On Tue, Jul 04, 2006 at 07:12:25PM -0400, Brice Goglin wrote:
> Grant Grundler wrote:
> > If the "root chipset" is not a PCI device and the architecture doesn't
> > fake it, the root chipset (aka "PCI Host bus controller") is not visible
> > to PCI subsystem. Some of the arch code (e.g. drivers/parisc/dino.c)
> > uses "bus->self == NULL" to differentiate between PCI-PCI secondary busses
> > and PCI bus below a "root chipset". ISTR alpha and sparc doing the same.
> >
> > Can you confirm I'm remembering/understanding this bit correctly?
> >
>
> I am not familiar enough with these architectures, but I guess somebody
> else is.
I've looked at alpha PCI code in the past (never changed it)
and wrote nearly all of the parisc PCI support.
> Are MSI working on these architectures?
Not yet. But MSI support on parisc will be a summer project for me.
Alpha and SPARC also use transaction based interrupts to get
the attention of the CPU. So I expect MSI is possible on them.

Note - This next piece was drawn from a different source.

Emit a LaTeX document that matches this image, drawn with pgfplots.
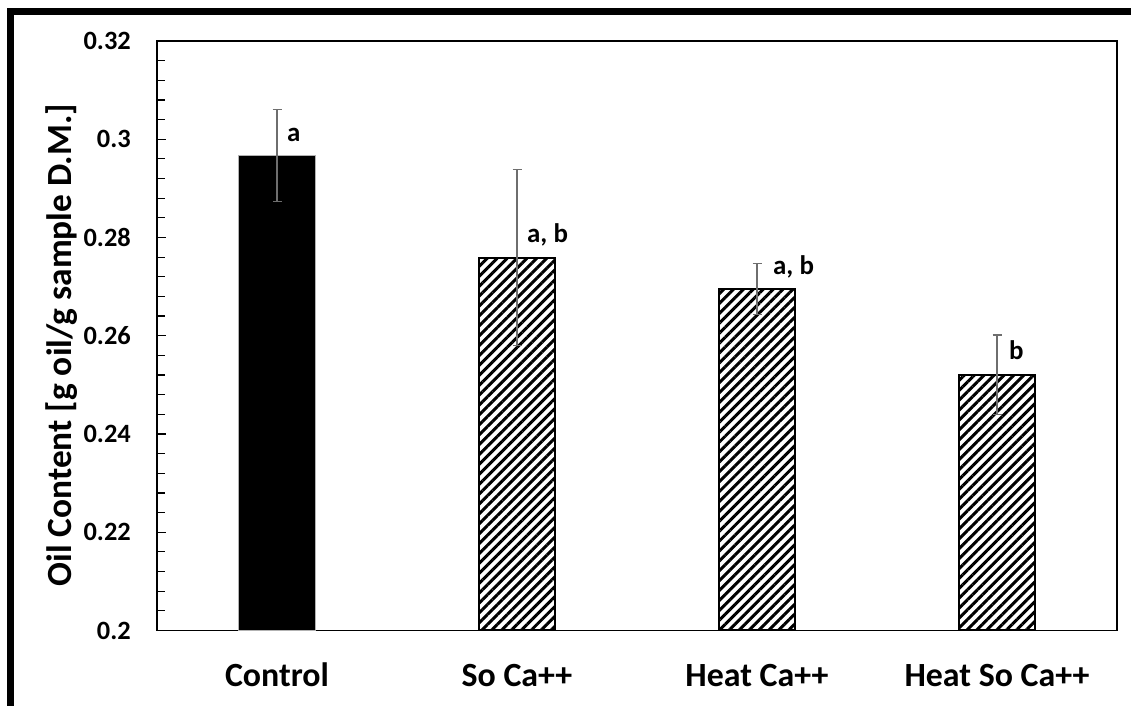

> The MSI code in Linux seems to
> be very specific so far. And CONFIG_PCI_MSI currently depends on
> (X86_LOCAL_APIC && X86_IO_APIC) || IA64
I believe PPC folks are also working on support.
> > I don't see how this could work for alpha/parisc/sparc (IIRC) or any other
> > architecture that doesn't create "fake" PCI Root busses.
> > I think your previous patch was correct in this regard.
>
> I don't think it was better. I had the same loop to find the root
> chipset. Only the check afterwards has been changed: instead of checking
> the subordinate bus flags on the root chipset, I checks its no_msi. Both
> patches applied to these architectures would fail to find the root
> chipset in the while loop. They will find a bridge right under the root
> chipset (or the device itself). The flags are then checked on the bridge
> bus, not on the bus that is right under the root chipset.
Right - the "bridge bus" check is different than a "PCI Host bus controller"
device check.
> Anyway, assuming that Linux supports MSI on any of these architectures
> and that we find a root chipset that does not support MSI, how would we
> blacklist it? There's no way to add a quirk if there is no pci_dev
> associated to this root chipset, right?
Right. parisc/ia64/et al don't need a generic black list.
It's x86 or x86-64 specific.
At least until the various "x86-like" architectures use the same
chipsets.
The arch support _could_ mark a flag in the "root" struct pci_bus.
We wouldn't (yet) need a quirk on those arches.
I think I might have a better idea below to implement parisc support
that works with the MSI flag in struct pci_dev like you want it.
> Assuming we find a place to add some code to disable MSI
> (pcibios_fixup_foo?),
Yes, pcibios_fixup_bus is normally the first chance for the arch
specific code to mangle the struct pci_bus allocated by generic PCI code.
> we would have to set a no_msi flag somewhere.
> It might be good to revive the bus flags for this case. But, that's a lot
> of "assuming", I'd rather know whether all this is possible first :)
MSI is certainly possible on parisc. I'm pretty sure it's possible
on ppc, alpha and sparc though I don't know details. This has been
discussed before...but I can't find the references.
Maybe the right "somewhere" is for pcibios_fixup_bus() to enable
(or disable) MSI on each real PCI device if/when the arch can
determine MSI in fact works.
I didn't think of this option last night.
I still don't want the generic PCI code to assume a "root"
PCI Host bus controller was found after that loop.